Tiny twig furniture floats on a miniature dock in this Wind and the Willows theme display garden at this year’s Northwest Flower and Garden Show, the second largest garden show in the country.

A Miniature Gardener’s Northwest Flower and Garden Show Review

This year’s theme was Once Upon a Time, Gardens with Spectacular Stories to Tell and it produced a wonderful array of display gardens full of magical moments. Several different forms of miniature and fairy gardening where spotted throughout the show. It was good to see the professional designers finally recognizing the latest and hottest trend in gardening – and trying their hand a miniature gardening.

Here’s a review of the mini garden moments captured by Yours Truly.

The Three Little Pigs garden with the straw, stick and brick houses were great. I would have loved to get my hands on these miniature gardens as most of the plants used were a bit too big in scale for the buildings. Playful and fun nevertheless! This brick house was about four feet tall.
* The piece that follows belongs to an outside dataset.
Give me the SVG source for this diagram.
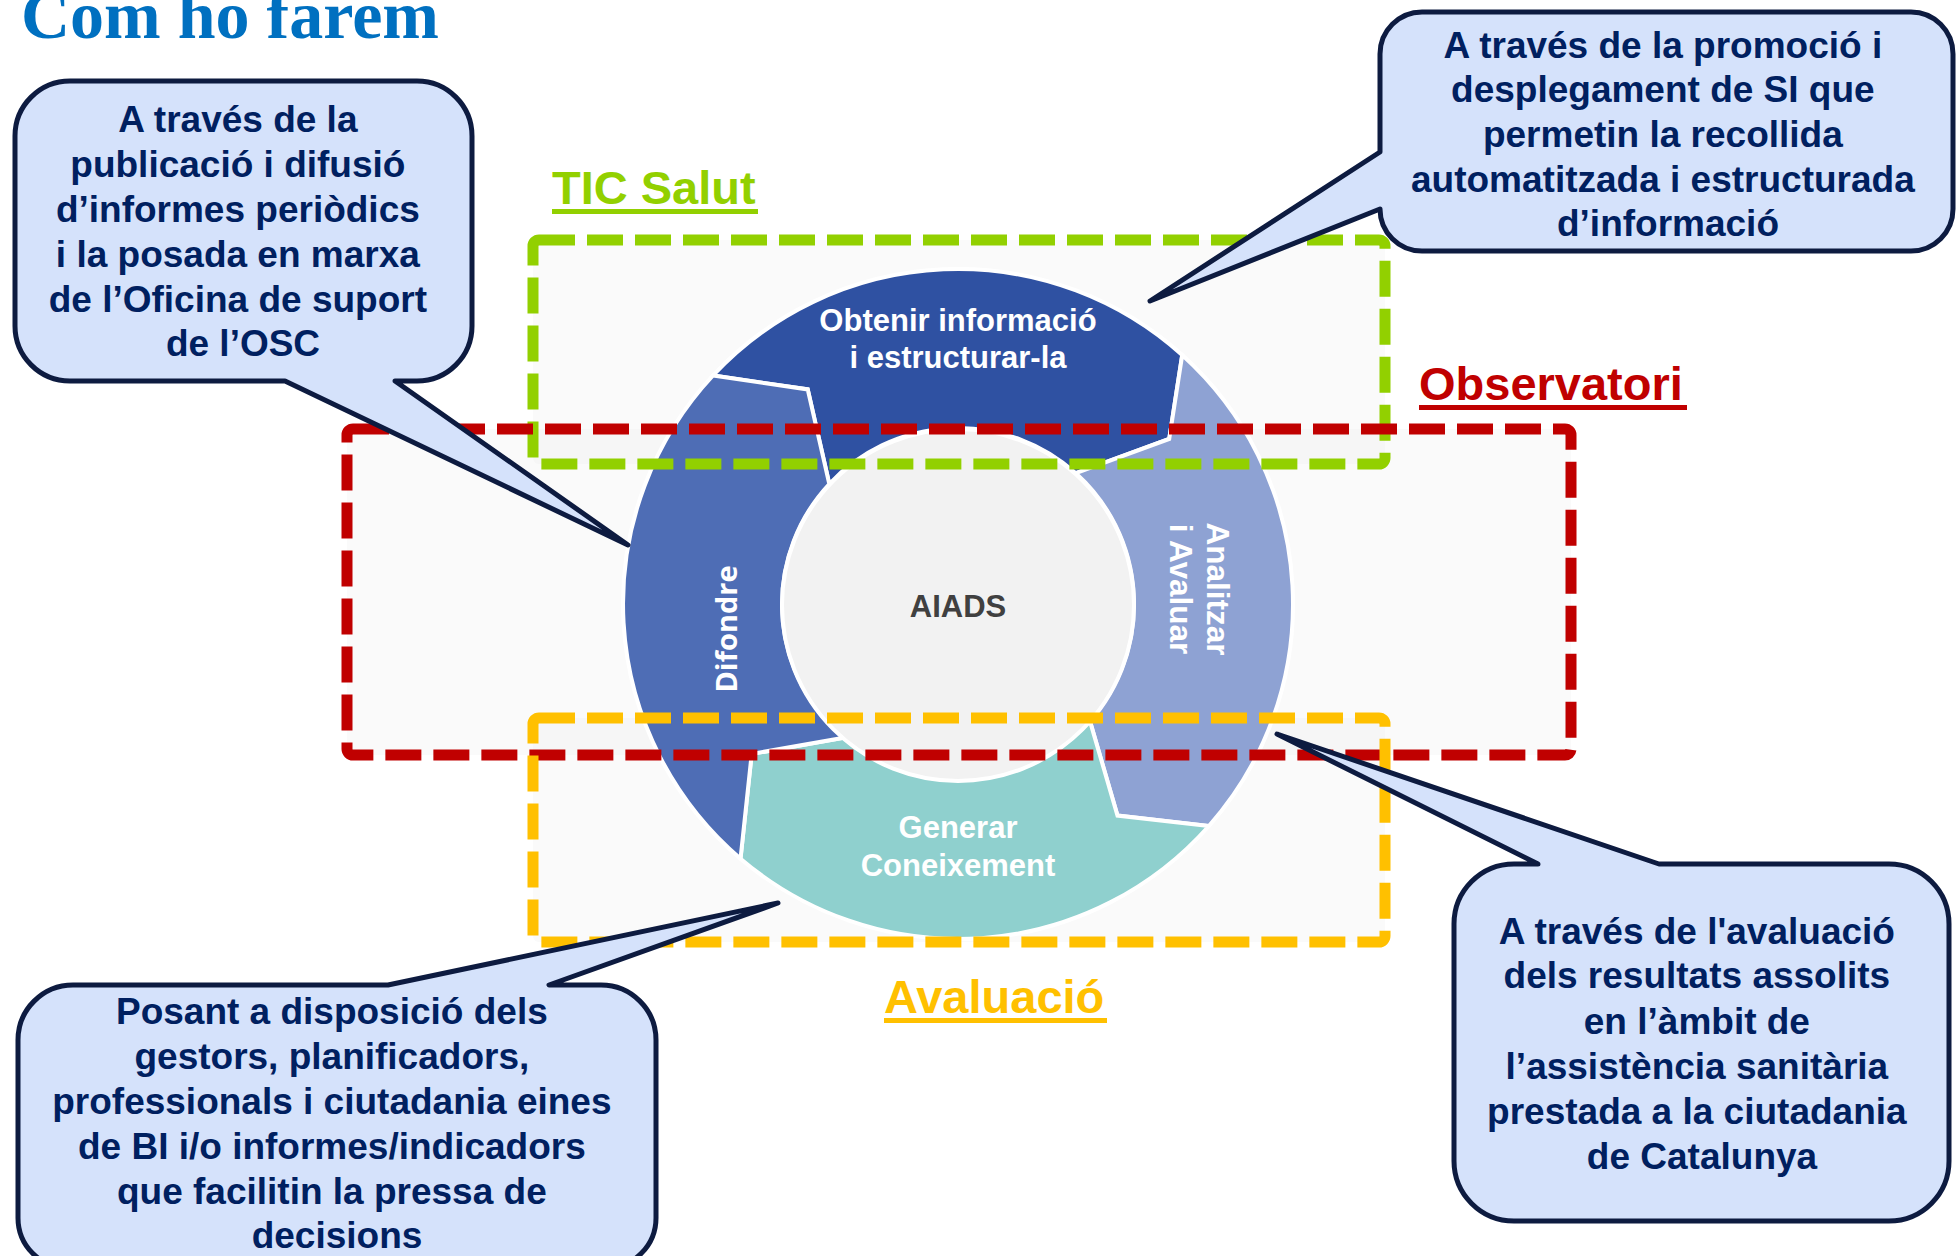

It was great to see these two fairy gardens tucked in the corner of another display garden. The brown wire mini garden accessories couldn’t be seen very well with the theatrical lighting at the show but the colorful fairies saved the day and probably attracted a number of children to the containers.

A couple of other vendors and a few school displays embraced the latest fairy garden trend. It was nice to see them peppered throughout the show too.

I finally met Gery Rudolf of A Small World Within Reach who did a garden bed display and a DIY seminar on the Thursday. Her specialty is larger miniature gardens of 1/6th scale and I found out that her gardens are really arrangements that are meant to last for a season or for a special occasion.

Last July, I volunteered to help with the children’s play garden for this show but alas, it went unnoticed. US Bank’s miniature play gardens didn’t quite make the cut with the children and were hardly played with. A girl parked herself in front of the gardens and began posing for me. Otherwise, that’s the only time I saw kids interacting with them.

And finally, Yours Truly did her own demonstration on the Saturday. There was a big typo on the signs and in the show guide that misled people into thinking that I was doing a completely different demo on “Guide for a Festive Brunch with Friends.” Huh? Some people got up and walked out once I began.

Nonetheless, the people that did take it in were so inspired by it, they bounced up to the stage afterwards to get a closer look to see what I was doing. It was fun to meet my fellow MGs and put faces to the names!

Not only were miniature and fairy gardens finally represented throughout the show but what I loved to see was the garden designers playing with larger-than-life sized objects to force the perspective the other way.

In this Paul Bunyan’s garden they included a large shovel to force the perspective the other way to make the garden appear smaller in relation to the over-sized shovel, about 6 feet long.

The Alice and Wonderland display garden had several larger-than-life moments that nicely done. The oversized teacup was about 18 inches in diameter. The “Drink Me” vial was about 2 1/2 feet tall.

All in all it was a great show for miniature gardening thanks to the main theme of the show. It was more than interesting to see professional garden designers trying to garden in miniature. I guess it isn’t as easy as it looks!

If you get a chance to go to the Philadelphia Flower and Garden Show (March 6 through 13th) or the Boston Flower Show (March 16 to 20th) these two shows have embraced miniature gardening – and have been doing so for years.